На поверхности громыхнуло весьма сильно. Да так, что с потолка посыпалась пыль. Вася зашёлся кашлем, а Пётр Вдовин даже глазом не повёл.
Бывший командир полка сидел перед керосиновой лампой и не сводил с неё глаз. Он будто был погружен в свои размышления.
— Я так понимаю, что вы теперь мою историю хотите послушать? — спросил Вдовин.
— Аркадич, ну все высказались. Всё как и в Союзе. Теперь каждый, что хочет, то и говорит. Даже если это полная чушь. Гласность!
Вдовин недовольно посмотрел на Долгова.
— Много текста, Васятка, — поправил Вдовин и вновь повернулся к лампе.
Полковник Вдовин был уже почти назначен командиром дивизии. Красавица жена, умница дочка — студентка 2 курса университета. В послужном списке Египет, Ангола, Афганистан. А ещё ордена Ленина, «Красной Звезды» и «Красного Знаменем».
— А почему сняли? — спросил Рустам, но Вдовин отвечать не стал.
— Аркадич, по такой статье, как у тебя просто так не судят, — заметил Вася.
Прозвучал ещё один взрыв. Пыли было очень много. Настолько, что Вдовин решил себя оттряхнуть.
— Домой вернулся раньше, а там эта… мразь. Дочке руки связал и… того… сложно говорить, — с трудом проговорил Вдовин.
— И ты его избил, — тихо сказал я.
— Нет. Я его чуть не убил. От ударов по голове он лишился глаза. Переломы нескольких костей не в счёт, — махнул рукой Пётр Аркадьевич.
Да, это статья. Вдовину дали максимальный срок. Парень оказался чьим-то сыном, а его родители с большими возможностями.
— Честно, я бы убил, Аркадич. Разорвал был, — сказал Василий, услышав историю Вдовина.
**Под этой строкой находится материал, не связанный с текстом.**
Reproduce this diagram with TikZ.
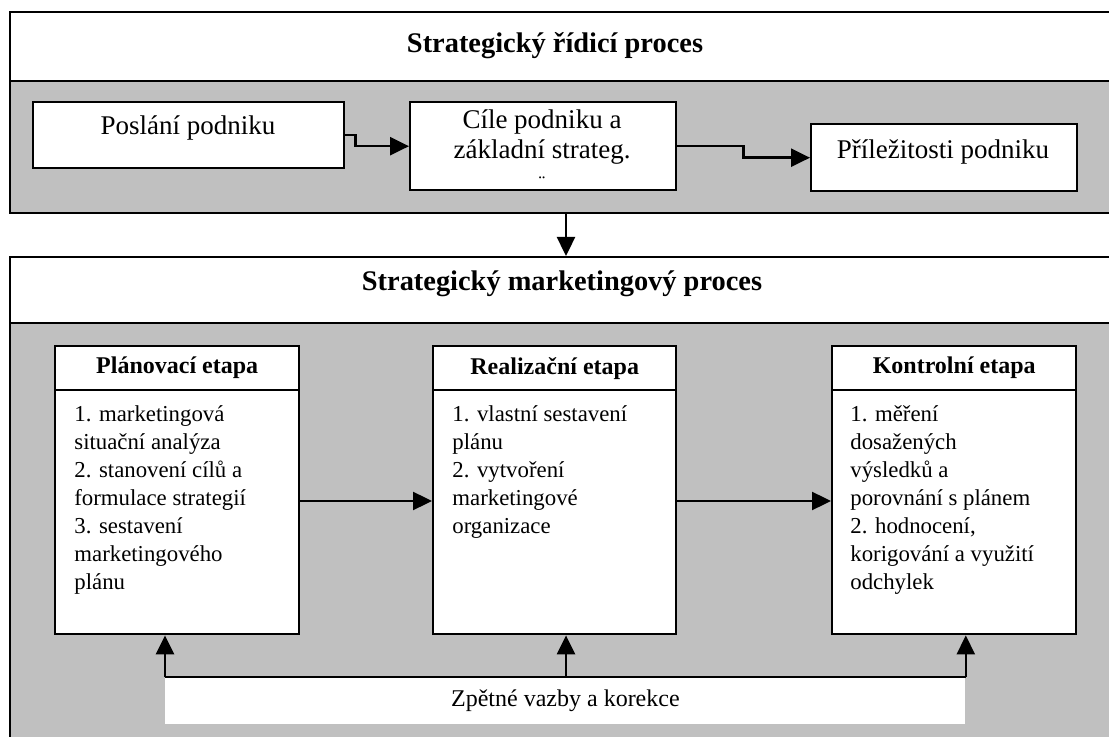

— Вот и я хотел убить. Эта тварь смотрела на меня и ржала, когда я скинул его с дочери. Бил я его, пока улыбка не сошла с его лица. Только когда заплыл его глаз, он перестал улыбаться. В итоге он на свободе. Ещё и на лечение уехал заграницу. А я оказался в тюрьме. Ни звания, ни наград, ни пенсии. Будто и не было меня, — проговорил Вдовин и отсел к стенке.
Пётр Аркадьевич подполз ближе ко мне и опёрся спиной о стенку.
— Про себя можешь не рассказывать, Сергей. Мы всё знаем. А вот чего мы не знаем, так это нашей цели в Сербии. Ты можешь кого угодно обманывать и обещать, что всё будет хорошо. Но не лги самому себе. Эту страну не спасти от ударов американцев, — произнёс Вдовин.
— Нам просто нужно держаться. Бить врага умело. Если в этой стране хоть кого-то спасём, значит, мы здесь не зря.
Все со мной согласились. Но наш разговор пришлось закончить. Дверь в подвал скрипнула. Нас вызывали на вылет. Ночь ещё не закончилась.
Таким же был наступивший день. И ещё два дня и две ночи. Удары по Белграду и городам Сербии были очень жёсткие. По заверениям наших сербских коллег, каждую ночь по три массированных удара крылатыми ракетами. Подключались к бомбардировкам и истребители. Несколько раз вступали с ними в бой. Каждому удалось записать на свой счёт по одной победе.
Но и сербы теряли самолёты, а вместе с ними и лётчиков. Люди погибали ежедневно. Вновь для техников стала характерной фраза: «самое трудное в нашем деле — ждать». Кому-то выпало и не дождаться.